═════ DATASET EXCERPT ═════
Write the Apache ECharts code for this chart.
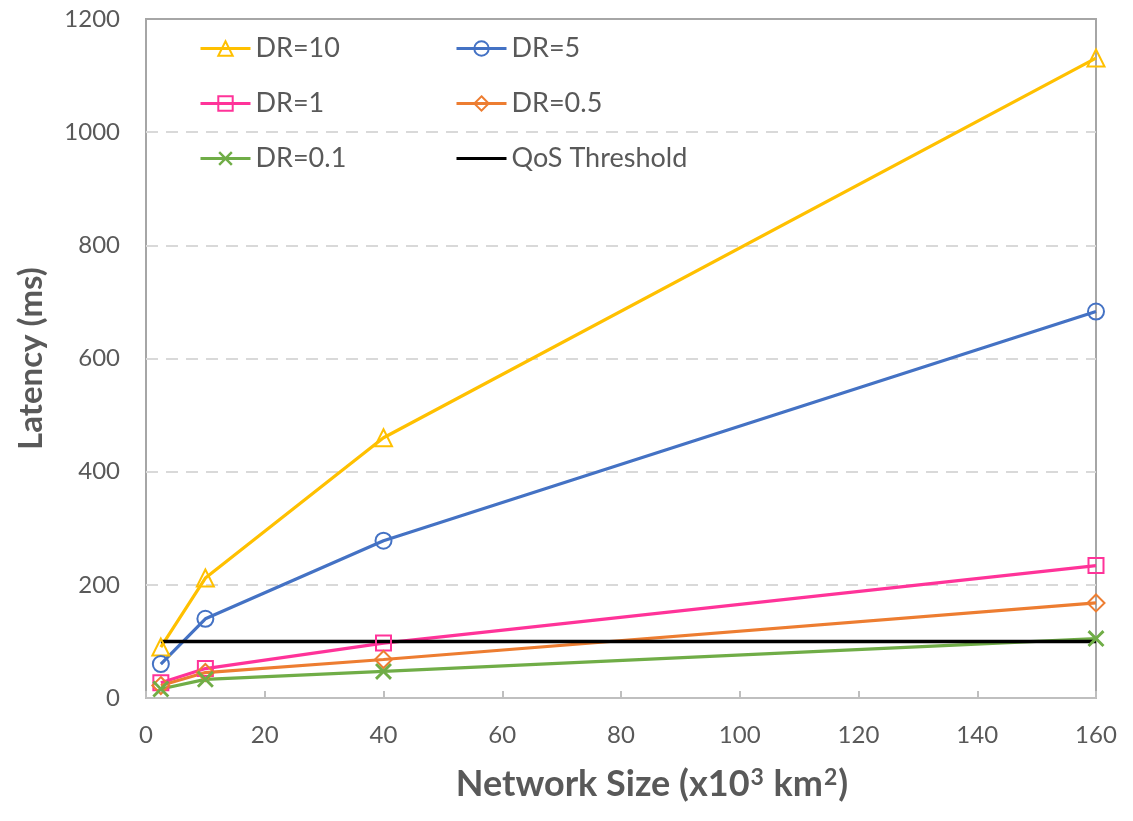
<!DOCTYPE html>
<html>
<head>
<meta charset="utf-8">
<script src="https://cdn.jsdelivr.net/npm/echarts@6/dist/echarts.min.js"></script>
<style>html,body{margin:0;padding:0;background:#fff}#c{width:1133px;height:821px}</style>
</head>
<body>
<div id="c"></div>
<script>
const networkSize = [2.5, 10, 40, 160];
const dr10 = [90, 212, 460, 1131];
const dr5 = [60, 140, 278, 683];
const dr1 = [27, 52, 97, 234];
const dr05 = [22, 45, 68, 168];
const dr01 = [16, 33, 47, 105];
const qosX = [2.5, 160];
const qosY = [100, 100];
const xTicks = [0, 20, 40, 60, 80, 100, 120, 140, 160];
const yTicks = [0, 200, 400, 600, 800, 1000, 1200];

const FONT = 'Lato, "Open Sans", sans-serif';
const TXT = '#595959';
const X_PATH = 'path://M0,1.2 L1.2,0 L5,3.8 L8.8,0 L10,1.2 L6.2,5 L10,8.8 L8.8,10 L5,6.2 L1.2,10 L0,8.8 L3.8,5 Z';
const LINE_ICON = 'path://M0,0 L50,0 L50,3 L0,3 Z';

function pairs(xs, ys) { return xs.map((x, i) => [x, ys[i]]); }

function mk(name, ys, color, symbol, size, filled) {
  return {
    name: name, type: 'line', data: pairs(networkSize, ys),
    symbol: symbol, symbolSize: size,
    lineStyle: { color: color, width: 3.2 },
    itemStyle: filled ? { color: color, borderWidth: 0 } : { color: 'rgba(255,255,255,0)', borderColor: color, borderWidth: 2 },
    emphasis: { disabled: true }
  };
}

const series = [
  mk('DR=10', dr10, '#FFC000', 'triangle', 17, false),
  mk('DR=5', dr5, '#4472C4', 'circle', 16, false),
  mk('DR=1', dr1, '#FF3399', 'rect', 15, false),
  mk('DR=0.5', dr05, '#ED7D31', 'diamond', 17, false),
  mk('DR=0.1', dr01, '#70AD47', X_PATH, 17, true),
  { name: 'QoS Threshold', type: 'line', data: pairs(qosX, qosY), symbol: 'none',
    lineStyle: { color: '#000', width: 3.5 }, itemStyle: { color: '#000' }, emphasis: { disabled: true } }
];

const legendBase = {
  orient: 'vertical', top: 30, itemWidth: 50, itemHeight: 18, itemGap: 28, itemTextGap: 9,
  lineStyle: { width: 3 },
  textStyle: { fontFamily: FONT, fontSize: 27, color: TXT, lineHeight: 27 }
};

const chart = echarts.init(document.getElementById('c'));
chart.setOption({
  animation: false,
  backgroundColor: '#fff',
  grid: { left: 146, right: 37, top: 19, bottom: 123, show: true, borderColor: '#a6a6a6', borderWidth: 2, containLabel: false },
  legend: [
    Object.assign({}, legendBase, { left: 194, data: ['DR=10', 'DR=1', 'DR=0.1'] }),
    Object.assign({}, legendBase, { left: 450, data: ['DR=5', 'DR=0.5', { name: 'QoS Threshold', icon: LINE_ICON, itemStyle: { color: '#000' } }] })
  ],
  xAxis: {
    type: 'value', min: xTicks[0], max: xTicks[xTicks.length - 1], interval: 20,
    name: 'Network Size (x10{s|3} km{s|2})', nameLocation: 'middle', nameGap: 68,
    nameTextStyle: { fontFamily: FONT, fontSize: 36, fontWeight: 'bold', color: TXT, padding: [0, 0, 0, 62],
      rich: { s: { fontFamily: FONT, fontSize: 23, fontWeight: 'bold', color: TXT, verticalAlign: 'top', lineHeight: 23, padding: [0, 1, 15, 1] } } },
    axisLine: { show: true, lineStyle: { color: '#bfbfbf', width: 2 } },
    axisTick: { show: true, inside: true, length: 7, lineStyle: { color: '#bfbfbf', width: 2 } },
    axisLabel: { fontFamily: FONT, fontSize: 24, color: TXT, margin: 25 },
    splitLine: { show: false }
  },
  yAxis: {
    type: 'value', min: yTicks[0], max: yTicks[yTicks.length - 1], interval: 200,
    name: 'Latency (ms)', nameLocation: 'middle', nameGap: 98,
    nameTextStyle: { fontFamily: FONT, fontSize: 33, fontWeight: 'bold', color: TXT },
    axisLine: { show: false }, axisTick: { show: false },
    axisLabel: { fontFamily: FONT, fontSize: 24, color: TXT, margin: 26, formatter: v => String(v) },
    splitLine: { show: true, showMinLine: false, showMaxLine: false, lineStyle: { color: '#d9d9d9', width: 2, type: [12, 8] } }
  },
  series: series
});
</script>
</body>
</html>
═════
WHAT TO WORK ON: Transcribe the whole listing, character for character, but not its images.

CORRECT OUTPUT:
Write the Apache ECharts code for this chart.
<!DOCTYPE html>
<html>
<head>
<meta charset="utf-8">
<script src="https://cdn.jsdelivr.net/npm/echarts@6/dist/echarts.min.js"></script>
<style>html,body{margin:0;padding:0;background:#fff}#c{width:1133px;height:821px}</style>
</head>
<body>
<div id="c"></div>
<script>
const networkSize = [2.5, 10, 40, 160];
const dr10 = [90, 212, 460, 1131];
const dr5 = [60, 140, 278, 683];
const dr1 = [27, 52, 97, 234];
const dr05 = [22, 45, 68, 168];
const dr01 = [16, 33, 47, 105];
const qosX = [2.5, 160];
const qosY = [100, 100];
const xTicks = [0, 20, 40, 60, 80, 100, 120, 140, 160];
const yTicks = [0, 200, 400, 600, 800, 1000, 1200];

const FONT = 'Lato, "Open Sans", sans-serif';
const TXT = '#595959';
const X_PATH = 'path://M0,1.2 L1.2,0 L5,3.8 L8.8,0 L10,1.2 L6.2,5 L10,8.8 L8.8,10 L5,6.2 L1.2,10 L0,8.8 L3.8,5 Z';
const LINE_ICON = 'path://M0,0 L50,0 L50,3 L0,3 Z';

function pairs(xs, ys) { return xs.map((x, i) => [x, ys[i]]); }

function mk(name, ys, color, symbol, size, filled) {
  return {
    name: name, type: 'line', data: pairs(networkSize, ys),
    symbol: symbol, symbolSize: size,
    lineStyle: { color: color, width: 3.2 },
    itemStyle: filled ? { color: color, borderWidth: 0 } : { color: 'rgba(255,255,255,0)', borderColor: color, borderWidth: 2 },
    emphasis: { disabled: true }
  };
}

const series = [
  mk('DR=10', dr10, '#FFC000', 'triangle', 17, false),
  mk('DR=5', dr5, '#4472C4', 'circle', 16, false),
  mk('DR=1', dr1, '#FF3399', 'rect', 15, false),
  mk('DR=0.5', dr05, '#ED7D31', 'diamond', 17, false),
  mk('DR=0.1', dr01, '#70AD47', X_PATH, 17, true),
  { name: 'QoS Threshold', type: 'line', data: pairs(qosX, qosY), symbol: 'none',
    lineStyle: { color: '#000', width: 3.5 }, itemStyle: { color: '#000' }, emphasis: { disabled: true } }
];

const legendBase = {
  orient: 'vertical', top: 30, itemWidth: 50, itemHeight: 18, itemGap: 28, itemTextGap: 9,
  lineStyle: { width: 3 },
  textStyle: { fontFamily: FONT, fontSize: 27, color: TXT, lineHeight: 27 }
};

const chart = echarts.init(document.getElementById('c'));
chart.setOption({
  animation: false,
  backgroundColor: '#fff',
  grid: { left: 146, right: 37, top: 19, bottom: 123, show: true, borderColor: '#a6a6a6', borderWidth: 2, containLabel: false },
  legend: [
    Object.assign({}, legendBase, { left: 194, data: ['DR=10', 'DR=1', 'DR=0.1'] }),
    Object.assign({}, legendBase, { left: 450, data: ['DR=5', 'DR=0.5', { name: 'QoS Threshold', icon: LINE_ICON, itemStyle: { color: '#000' } }] })
  ],
  xAxis: {
    type: 'value', min: xTicks[0], max: xTicks[xTicks.length - 1], interval: 20,
    name: 'Network Size (x10{s|3} km{s|2})', nameLocation: 'middle', nameGap: 68,
    nameTextStyle: { fontFamily: FONT, fontSize: 36, fontWeight: 'bold', color: TXT, padding: [0, 0, 0, 62],
      rich: { s: { fontFamily: FONT, fontSize: 23, fontWeight: 'bold', color: TXT, verticalAlign: 'top', lineHeight: 23, padding: [0, 1, 15, 1] } } },
    axisLine: { show: true, lineStyle: { color: '#bfbfbf', width: 2 } },
    axisTick: { show: true, inside: true, length: 7, lineStyle: { color: '#bfbfbf', width: 2 } },
    axisLabel: { fontFamily: FONT, fontSize: 24, color: TXT, margin: 25 },
    splitLine: { show: false }
  },
  yAxis: {
    type: 'value', min: yTicks[0], max: yTicks[yTicks.length - 1], interval: 200,
    name: 'Latency (ms)', nameLocation: 'middle', nameGap: 98,
    nameTextStyle: { fontFamily: FONT, fontSize: 33, fontWeight: 'bold', color: TXT },
    axisLine: { show: false }, axisTick: { show: false },
    axisLabel: { fontFamily: FONT, fontSize: 24, color: TXT, margin: 26, formatter: v => String(v) },
    splitLine: { show: true, showMinLine: false, showMaxLine: false, lineStyle: { color: '#d9d9d9', width: 2, type: [12, 8] } }
  },
  series: series
});
</script>
</body>
</html>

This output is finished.